在確立了《尼西亞信經》之後,基督教哲學的研究主要是在亞歷山大的奧利金學派進行。他們採納正統的教義,奧利金的體系中同正統教義相衝突的教義被拋棄。這個學派協助進行重建工作的代表有:尼撒的格列高利(394年去世),大巴西爾(394年去世),納西安的格列高利(390年去世)。普羅提諾所宣揚的新柏拉圖主義也擁有大量的追隨者,其領袖有:辛奈西斯主教、尼梅修斯主教、加沙的埃涅阿斯、學者扎卡賴亞斯、語法學家約翰尼斯和約翰·菲羅帕納斯,他們都是公元6世紀的人。被錯誤地歸於雅典最高法院的法官狄奧尼西奧斯的新柏拉圖主義著作出現於公元5世紀末。

第六節 自由意志和原罪

第三個需要得到正式解答的問題是:在拯救的計劃中人類處於什麼樣的位置?根據一種廣泛流傳的觀點,整個人類因為第一個人或者墮落天使的罪惡而墮落;人類需要上帝以某種方式對其進行救贖。基督為了拯救人類而從天堂降到人間,這一信仰的基本觀點似乎支持了這樣一種解釋:如果有必要將人從罪惡中拯救出來,那麼顯然人自己不可能拯救自己。他是罪惡的奴隸,在本性上是一個罪人(原罪學說),或者在某種方式上成為一個罪人;無論在哪一種情形中他都無法拯救自己。這一概念從摩尼教派那裡獲得了支持,摩尼教派人數眾多,接受波斯的摩尼(277年去世)的學說,摩尼將波斯的二元論和諾斯替教學說加入到對《聖經》的理解中,並將基督教和拜火教創始人瑣羅亞斯德的學說結合起來。摩尼教宣揚人的光明基質受到物質這一黑暗基質的束縛,只有通過禁慾,遠離肉、酒、婚姻、財產和勞動,靈魂才能得到淨化,回到產生他的光明王國。但是也可以一種完全不同的角度來理解這一信仰觀點:基督將人類從罪惡中拯救出來。罪惡意味著人有罪,有罪意味著有罪的人要負責;只有能夠在正確和錯誤之間自由選擇的存在者才可能是罪人。因此,如果人類犯罪,他必定是自由的。通過另外一種方式也可以得出同一結論:上帝是絕對地善和正義,不可能對罪惡負責;因此人自身必定是罪惡的產生者,並且只有他是自由的,他才可能不犯罪。

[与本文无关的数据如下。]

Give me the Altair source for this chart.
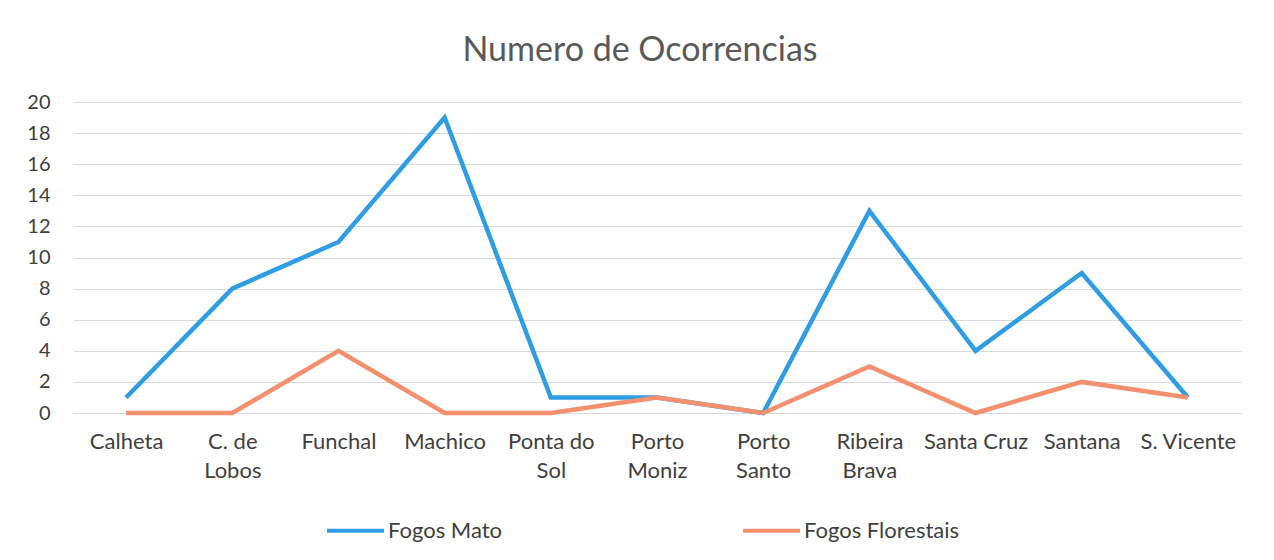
import altair as alt
import pandas as pd

categories = ["Calheta", "C. de Lobos", "Funchal", "Machico", "Ponta do Sol",
              "Porto Moniz", "Porto Santo", "Ribeira Brava", "Santa Cruz",
              "Santana", "S. Vicente"]
fogos_mato = [1, 8, 11, 19, 1, 1, 0, 13, 4, 9, 1]
fogos_florestais = [0, 0, 4, 0, 0, 1, 0, 3, 0, 2, 1]
series_names = ["Fogos Mato", "Fogos Florestais"]
colors = ["#2f9de3", "#f5906f"]

# two-line labels as in the reference
label_lines = {
    "C. de Lobos": ["C. de", "Lobos"],
    "Ponta do Sol": ["Ponta do", "Sol"],
    "Porto Moniz": ["Porto", "Moniz"],
    "Porto Santo": ["Porto", "Santo"],
    "Ribeira Brava": ["Ribeira", "Brava"],
}

rows = []
for name, vals in zip(series_names, [fogos_mato, fogos_florestais]):
    for i, (c, v) in enumerate(zip(categories, vals)):
        rows.append({"Concelho": c, "Serie": name, "Valor": v, "order": i})
df = pd.DataFrame(rows)

expr = "datum.label"
for k, v in label_lines.items():
    expr = f"datum.label == '{k}' ? ['{v[0]}', '{v[1]}'] : (" + expr + ")"

FONT = "Lato"

chart = alt.Chart(df).mark_line(strokeWidth=4.5, strokeJoin="miter").encode(
    x=alt.X("Concelho:N", sort=categories, title=None,
            scale=alt.Scale(paddingInner=0, paddingOuter=0.5),
            axis=alt.Axis(labelAngle=0, labelExpr=expr, labelFontSize=22,
                          labelColor="#404040", labelFont=FONT, ticks=False,
                          domainColor="#d9d9d9", labelPadding=18,
                          labelLineHeight=29, labelBaseline="top")),
    y=alt.Y("Valor:Q", title=None,
            scale=alt.Scale(domain=[0, 20], nice=False),
            axis=alt.Axis(values=list(range(0, 21, 2)), labelFontSize=20,
                          labelColor="#404040", labelFont=FONT, ticks=False,
                          domain=False, gridColor="#d9d9d9", labelPadding=23)),
    color=alt.Color("Serie:N", sort=series_names,
                    scale=alt.Scale(domain=series_names, range=colors),
                    legend=alt.Legend(title=None, orient="none", direction="horizontal",
                                      legendX=252, legendY=398,
                                      symbolType="stroke", symbolSize=3249,
                                      symbolStrokeWidth=4, labelFontSize=22,
                                      labelFont=FONT, labelColor="#404040",
                                      labelOffset=2, columnPadding=233,
                                      labelLimit=300)),
    detail="Serie:N",
    order="order:Q",
).properties(
    width=1168, height=311,
    title=alt.TitleParams("Numero de Ocorrencias", fontSize=34, font=FONT,
                          fontWeight="normal", color="#595959", offset=24, dx=-17),
    autosize=alt.AutoSizeParams(type="none"),
    padding={"left": 65, "top": 94, "right": 25, "bottom": 138},
).configure_view(stroke=None)

chart.save("out.html", embed_options={"renderer": "svg", "actions": False})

公元400年,一位叫貝拉基的僧侶來到羅馬,他的學說同原罪的觀念相反:上帝是善的和正義的,他創造的一切都是善的。因此,人性不可能完全是邪惡的。亞當在選擇犯罪還是不犯罪上是自由的;他的感官本性是邪惡的,當他選擇罪惡時,這一本性就佔據了上風。但是罪惡不可能一代一代傳下去,因為每個人都有自由意志:犯罪包含了自由。自由來源於神聖恩賜的原初活動;它是由善的上帝賦予的最初的禮物,因此人能夠不借助外在幫助而抵制罪惡,並欲求善。雖然亞當的罪沒有傳下來,但是他犯罪的事例卻是有害的,對他的壞事例的模仿成了一種難以克服的習慣,這也解釋了人類的墮落。但是教士問:如果人不為罪惡所奴役,如果他的選擇自由沒有受到破壞,那麼神的恩賜和基督教在人的救贖中發揮什麼作用?貝拉基派回答,通過神的恩賜活動,在《聖經》中,在耶穌的教誨和事例中,在教會的教義中,神將知識啟示給人—知識會幫助人類選擇善,例如洗禮和信仰耶穌基督的知識對於拯救來說是必要的。上帝是全知的,他準確地知道人們在他們的生活中將會作出什麼選擇—他們將會如何使用他們自由的力量—並提前決定將要給予他們的獎勵和懲罰(宿命論)。

但是我們現在必須重回原來的路,從一個新的角度來審視這些神學發展。在這一重新考察過程中,我們將重點強調新的信仰和古典哲學之間的相互作用,通過這一方式力求解釋古典哲學和中世紀哲學之間的區別,解釋後一種哲學所具有的獨特的基督教特徵。

[1] 《教義史綱要》,第121頁,Mitchell翻譯。

[2] Harnack,《教義史綱要》,第193頁及以後。